** START SUPPLIED DATA **

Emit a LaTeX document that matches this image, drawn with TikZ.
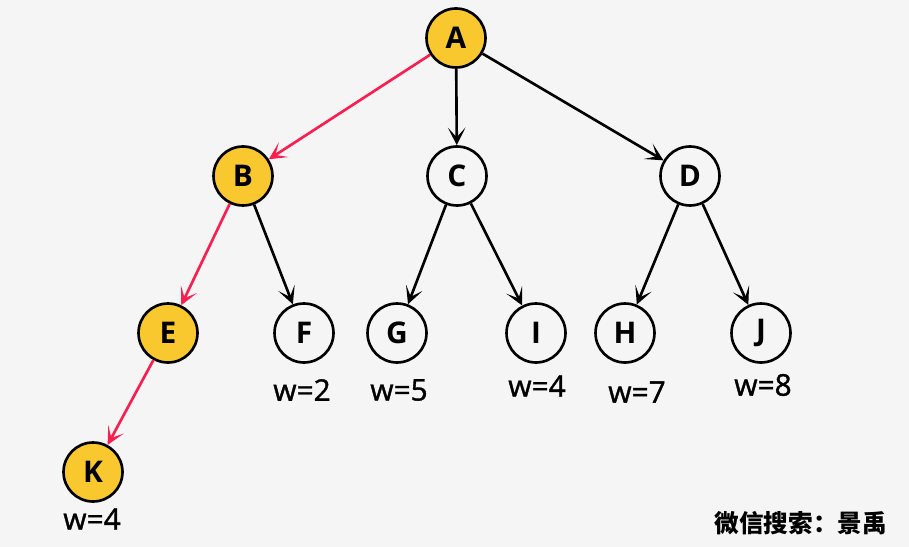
\documentclass[tikz,border=0pt]{standalone}
\usepackage{fontspec}
\setmainfont{Open Sans}
\newfontfamily\weightfont[FakeBold=1.2]{Open Sans}
\newfontfamily\cjkfont{Noto Sans CJK SC}
\usetikzlibrary{arrows.meta,positioning}
\definecolor{nodeyellow}{HTML}{F9C72E}
\definecolor{pathred}{HTML}{FA1E4E}
\definecolor{bggray}{HTML}{F5F5F5}
\tikzset{
    vertex/.style = {circle, draw=black, line width=1.5pt, minimum size=1.18cm,
        inner sep=0pt, font=\fontsize{17}{20}\selectfont\bfseries},
    picked/.style = {vertex, fill=nodeyellow},
    edgearrow/.style = {line width=1.5pt, -{Stealth[length=10pt,width=10pt,inset=5.5pt]}},
    redarrow/.style = {edgearrow, draw=pathred},
    weight/.style = {font=\weightfont\fontsize{17}{20}\selectfont}
}

\begin{document}
\begin{tikzpicture}[x=0.02cm,y=-0.02cm]
    \fill[bggray] (0,0) rectangle (909,547);
    \useasboundingbox (0,0) rectangle (909,547);

    \node[picked] (A) at (456,38) {A};
    \node[picked] (B) at (243,176) {B};
    \node[vertex] (C) at (457,176) {C};
    \node[vertex] (D) at (690,176) {D};
    \node[picked] (E) at (168,333) {E};
    \foreach \n/\x in {F/304,G/397,I/536,H/625,J/761}
        \node[vertex] (\n) at (\x,333) {\n};
    \node[picked] (K) at (93,472) {K};

    % weights below the leaves
    \node[weight] (wF) at (302,390) {w=2};
    \node[weight] (wG) at (399,390) {w=5};
    \node[weight] (wI) at (537,386) {w=4};
    \node[weight] (wH) at (637,392) {w=7};
    \node[weight] (wJ) at (763,385) {w=8};
    \node[weight] (wK) at (92,519) {w=4};

    \foreach \a/\b in {A/C,A/D,B/F,C/G,C/I,D/H,D/J}
        \draw[edgearrow] (\a) -- (\b);
    \foreach \a/\b in {A/B,B/E,E/K}
        \draw[redarrow] (\a) -- (\b);

    \node[font=\cjkfont\bfseries\fontsize{14}{16}\selectfont, anchor=east] (mark) at (893,523) {微信搜索：景禹};
\end{tikzpicture}
\end{document}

** END SUPPLIED DATA **

Except for the pictures, print the data above exactly.

Emit a LaTeX document that matches this image, drawn with TikZ.
\documentclass[tikz,border=0pt]{standalone}
\usepackage{fontspec}
\setmainfont{Open Sans}
\newfontfamily\weightfont[FakeBold=1.2]{Open Sans}
\newfontfamily\cjkfont{Noto Sans CJK SC}
\usetikzlibrary{arrows.meta,positioning}
\definecolor{nodeyellow}{HTML}{F9C72E}
\definecolor{pathred}{HTML}{FA1E4E}
\definecolor{bggray}{HTML}{F5F5F5}
\tikzset{
    vertex/.style = {circle, draw=black, line width=1.5pt, minimum size=1.18cm,
        inner sep=0pt, font=\fontsize{17}{20}\selectfont\bfseries},
    picked/.style = {vertex, fill=nodeyellow},
    edgearrow/.style = {line width=1.5pt, -{Stealth[length=10pt,width=10pt,inset=5.5pt]}},
    redarrow/.style = {edgearrow, draw=pathred},
    weight/.style = {font=\weightfont\fontsize{17}{20}\selectfont}
}

\begin{document}
\begin{tikzpicture}[x=0.02cm,y=-0.02cm]
    \fill[bggray] (0,0) rectangle (909,547);
    \useasboundingbox (0,0) rectangle (909,547);

    \node[picked] (A) at (456,38) {A};
    \node[picked] (B) at (243,176) {B};
    \node[vertex] (C) at (457,176) {C};
    \node[vertex] (D) at (690,176) {D};
    \node[picked] (E) at (168,333) {E};
    \foreach \n/\x in {F/304,G/397,I/536,H/625,J/761}
        \node[vertex] (\n) at (\x,333) {\n};
    \node[picked] (K) at (93,472) {K};

    % weights below the leaves
    \node[weight] (wF) at (302,390) {w=2};
    \node[weight] (wG) at (399,390) {w=5};
    \node[weight] (wI) at (537,386) {w=4};
    \node[weight] (wH) at (637,392) {w=7};
    \node[weight] (wJ) at (763,385) {w=8};
    \node[weight] (wK) at (92,519) {w=4};

    \foreach \a/\b in {A/C,A/D,B/F,C/G,C/I,D/H,D/J}
        \draw[edgearrow] (\a) -- (\b);
    \foreach \a/\b in {A/B,B/E,E/K}
        \draw[redarrow] (\a) -- (\b);

    \node[font=\cjkfont\bfseries\fontsize{14}{16}\selectfont, anchor=east] (mark) at (893,523) {微信搜索：景禹};
\end{tikzpicture}
\end{document}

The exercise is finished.